▶ [EXERCISE GOAL]:
From the listing below, pick out each line with the word "source".

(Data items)
• • • • • • •
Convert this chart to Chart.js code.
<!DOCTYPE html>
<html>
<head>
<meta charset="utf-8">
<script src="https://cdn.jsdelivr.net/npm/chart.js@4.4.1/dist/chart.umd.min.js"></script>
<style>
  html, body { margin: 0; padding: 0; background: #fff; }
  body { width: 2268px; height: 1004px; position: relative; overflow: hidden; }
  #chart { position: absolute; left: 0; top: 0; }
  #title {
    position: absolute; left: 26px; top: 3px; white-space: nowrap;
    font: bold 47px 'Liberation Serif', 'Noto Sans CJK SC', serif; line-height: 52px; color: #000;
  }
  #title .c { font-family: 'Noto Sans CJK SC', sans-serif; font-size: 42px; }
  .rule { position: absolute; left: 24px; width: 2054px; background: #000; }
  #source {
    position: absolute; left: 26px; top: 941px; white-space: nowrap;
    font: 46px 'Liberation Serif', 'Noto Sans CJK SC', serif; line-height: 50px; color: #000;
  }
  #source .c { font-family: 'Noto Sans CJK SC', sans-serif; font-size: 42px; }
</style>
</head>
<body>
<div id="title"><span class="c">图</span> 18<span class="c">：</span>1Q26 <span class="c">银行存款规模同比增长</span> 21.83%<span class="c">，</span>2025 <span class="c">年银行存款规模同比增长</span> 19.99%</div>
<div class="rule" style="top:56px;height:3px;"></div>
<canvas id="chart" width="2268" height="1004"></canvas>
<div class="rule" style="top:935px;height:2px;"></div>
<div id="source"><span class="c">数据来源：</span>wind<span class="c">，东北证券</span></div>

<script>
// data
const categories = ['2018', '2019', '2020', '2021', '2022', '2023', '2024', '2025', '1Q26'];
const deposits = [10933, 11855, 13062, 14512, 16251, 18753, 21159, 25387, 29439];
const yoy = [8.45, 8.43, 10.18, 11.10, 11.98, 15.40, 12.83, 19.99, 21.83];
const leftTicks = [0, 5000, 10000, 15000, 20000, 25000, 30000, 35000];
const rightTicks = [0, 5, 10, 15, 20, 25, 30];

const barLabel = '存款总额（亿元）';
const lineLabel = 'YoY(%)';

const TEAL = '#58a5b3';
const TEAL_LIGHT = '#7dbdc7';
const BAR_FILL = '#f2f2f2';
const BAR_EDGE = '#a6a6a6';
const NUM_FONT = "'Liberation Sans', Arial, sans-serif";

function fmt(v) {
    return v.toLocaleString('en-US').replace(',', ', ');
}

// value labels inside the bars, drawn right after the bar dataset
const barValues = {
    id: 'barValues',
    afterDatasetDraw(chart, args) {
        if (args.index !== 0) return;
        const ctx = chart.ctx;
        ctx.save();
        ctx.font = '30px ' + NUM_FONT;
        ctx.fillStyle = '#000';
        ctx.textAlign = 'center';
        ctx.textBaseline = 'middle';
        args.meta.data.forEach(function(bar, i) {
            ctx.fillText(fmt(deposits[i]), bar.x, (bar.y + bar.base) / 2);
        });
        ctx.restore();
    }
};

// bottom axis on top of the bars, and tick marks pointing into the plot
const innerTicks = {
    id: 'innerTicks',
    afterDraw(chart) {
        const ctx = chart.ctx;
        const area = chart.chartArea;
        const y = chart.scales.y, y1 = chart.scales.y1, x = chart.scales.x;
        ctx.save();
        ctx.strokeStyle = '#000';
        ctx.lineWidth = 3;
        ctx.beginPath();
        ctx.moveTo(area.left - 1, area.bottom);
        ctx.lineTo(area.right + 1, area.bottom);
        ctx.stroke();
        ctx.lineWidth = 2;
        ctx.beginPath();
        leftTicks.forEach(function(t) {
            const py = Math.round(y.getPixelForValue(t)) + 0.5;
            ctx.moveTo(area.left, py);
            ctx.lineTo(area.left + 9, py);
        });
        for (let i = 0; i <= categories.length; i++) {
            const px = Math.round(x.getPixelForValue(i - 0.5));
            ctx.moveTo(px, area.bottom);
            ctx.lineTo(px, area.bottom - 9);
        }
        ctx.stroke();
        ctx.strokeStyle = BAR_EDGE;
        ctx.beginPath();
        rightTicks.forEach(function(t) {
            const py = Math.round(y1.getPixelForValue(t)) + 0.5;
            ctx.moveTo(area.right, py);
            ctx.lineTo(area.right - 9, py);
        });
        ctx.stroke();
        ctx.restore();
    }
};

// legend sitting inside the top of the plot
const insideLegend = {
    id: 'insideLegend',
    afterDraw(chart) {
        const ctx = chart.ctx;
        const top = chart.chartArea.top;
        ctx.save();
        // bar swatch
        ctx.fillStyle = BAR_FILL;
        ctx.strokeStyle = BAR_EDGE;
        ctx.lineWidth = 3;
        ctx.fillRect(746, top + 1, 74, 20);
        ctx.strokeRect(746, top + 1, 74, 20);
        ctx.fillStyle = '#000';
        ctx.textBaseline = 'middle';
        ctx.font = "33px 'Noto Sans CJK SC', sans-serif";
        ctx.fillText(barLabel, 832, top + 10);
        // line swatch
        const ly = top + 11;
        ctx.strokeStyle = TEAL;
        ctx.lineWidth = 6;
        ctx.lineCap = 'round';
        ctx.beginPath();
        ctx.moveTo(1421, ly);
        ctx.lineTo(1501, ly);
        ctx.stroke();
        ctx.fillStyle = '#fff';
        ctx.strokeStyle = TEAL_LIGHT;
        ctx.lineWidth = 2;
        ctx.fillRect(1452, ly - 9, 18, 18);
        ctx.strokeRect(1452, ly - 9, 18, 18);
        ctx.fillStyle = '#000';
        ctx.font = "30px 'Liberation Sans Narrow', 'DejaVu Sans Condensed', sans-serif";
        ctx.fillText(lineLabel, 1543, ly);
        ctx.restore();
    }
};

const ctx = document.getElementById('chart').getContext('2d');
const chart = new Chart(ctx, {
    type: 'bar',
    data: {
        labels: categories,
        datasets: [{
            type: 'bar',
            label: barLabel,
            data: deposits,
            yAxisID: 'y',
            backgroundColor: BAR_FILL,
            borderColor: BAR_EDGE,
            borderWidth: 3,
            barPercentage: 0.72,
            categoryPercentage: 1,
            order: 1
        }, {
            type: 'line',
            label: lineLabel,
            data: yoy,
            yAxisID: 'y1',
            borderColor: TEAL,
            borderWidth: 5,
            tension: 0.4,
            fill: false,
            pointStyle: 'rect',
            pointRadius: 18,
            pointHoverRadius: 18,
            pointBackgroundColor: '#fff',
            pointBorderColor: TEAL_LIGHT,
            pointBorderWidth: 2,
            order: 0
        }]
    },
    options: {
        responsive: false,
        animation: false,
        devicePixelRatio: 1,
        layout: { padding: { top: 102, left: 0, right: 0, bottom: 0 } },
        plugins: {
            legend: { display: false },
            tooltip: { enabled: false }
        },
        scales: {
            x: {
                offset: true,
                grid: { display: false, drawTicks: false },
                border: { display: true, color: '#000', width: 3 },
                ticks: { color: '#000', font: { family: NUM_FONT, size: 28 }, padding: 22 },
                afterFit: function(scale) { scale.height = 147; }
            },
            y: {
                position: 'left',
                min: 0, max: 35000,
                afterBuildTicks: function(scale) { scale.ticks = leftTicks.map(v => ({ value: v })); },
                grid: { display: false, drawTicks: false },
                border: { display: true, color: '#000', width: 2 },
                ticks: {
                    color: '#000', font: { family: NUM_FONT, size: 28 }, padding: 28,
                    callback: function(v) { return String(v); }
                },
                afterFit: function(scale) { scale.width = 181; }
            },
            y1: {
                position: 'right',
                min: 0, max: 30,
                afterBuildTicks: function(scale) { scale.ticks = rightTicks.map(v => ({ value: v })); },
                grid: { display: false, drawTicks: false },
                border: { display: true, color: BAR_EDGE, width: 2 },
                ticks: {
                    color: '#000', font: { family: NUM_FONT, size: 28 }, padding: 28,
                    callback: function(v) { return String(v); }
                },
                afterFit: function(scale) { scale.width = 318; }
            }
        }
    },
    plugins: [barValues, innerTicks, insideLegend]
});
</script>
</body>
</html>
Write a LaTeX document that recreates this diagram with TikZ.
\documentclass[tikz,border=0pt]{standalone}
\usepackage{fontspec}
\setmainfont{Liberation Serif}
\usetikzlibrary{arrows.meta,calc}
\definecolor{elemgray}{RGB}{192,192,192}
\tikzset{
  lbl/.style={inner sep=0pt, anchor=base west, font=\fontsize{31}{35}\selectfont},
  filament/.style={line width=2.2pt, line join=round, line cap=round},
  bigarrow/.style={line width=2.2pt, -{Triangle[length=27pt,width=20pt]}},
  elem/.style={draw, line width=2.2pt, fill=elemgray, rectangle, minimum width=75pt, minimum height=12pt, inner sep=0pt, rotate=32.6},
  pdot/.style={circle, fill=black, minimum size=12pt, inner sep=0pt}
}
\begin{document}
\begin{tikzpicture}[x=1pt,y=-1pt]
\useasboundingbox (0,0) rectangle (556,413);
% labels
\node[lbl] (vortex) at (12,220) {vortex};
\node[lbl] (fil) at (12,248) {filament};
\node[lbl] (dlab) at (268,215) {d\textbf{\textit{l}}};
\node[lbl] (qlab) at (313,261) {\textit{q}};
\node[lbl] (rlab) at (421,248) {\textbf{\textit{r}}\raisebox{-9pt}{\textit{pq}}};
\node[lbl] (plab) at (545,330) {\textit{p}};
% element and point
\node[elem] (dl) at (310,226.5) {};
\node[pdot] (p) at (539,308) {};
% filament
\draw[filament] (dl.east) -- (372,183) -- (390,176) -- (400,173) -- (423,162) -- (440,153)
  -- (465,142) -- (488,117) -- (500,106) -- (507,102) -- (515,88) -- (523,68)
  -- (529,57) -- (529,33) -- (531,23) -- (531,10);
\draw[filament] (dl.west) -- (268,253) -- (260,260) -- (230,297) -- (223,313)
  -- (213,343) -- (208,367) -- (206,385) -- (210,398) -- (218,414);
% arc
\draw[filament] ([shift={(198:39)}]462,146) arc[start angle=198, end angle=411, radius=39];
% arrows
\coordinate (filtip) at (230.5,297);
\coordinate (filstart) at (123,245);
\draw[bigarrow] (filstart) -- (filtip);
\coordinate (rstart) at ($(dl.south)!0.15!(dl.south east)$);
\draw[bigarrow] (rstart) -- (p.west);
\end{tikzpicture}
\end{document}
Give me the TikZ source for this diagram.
• • • • • • •
▶ [COMPLETED TASK]:
  #source {
  #source .c { font-family: 'Noto Sans CJK SC', sans-serif; font-size: 42px; }
<div id="source"><span class="c">数据来源：</span>wind<span class="c">，东北证券</span></div>
Give me the TikZ source for this diagram.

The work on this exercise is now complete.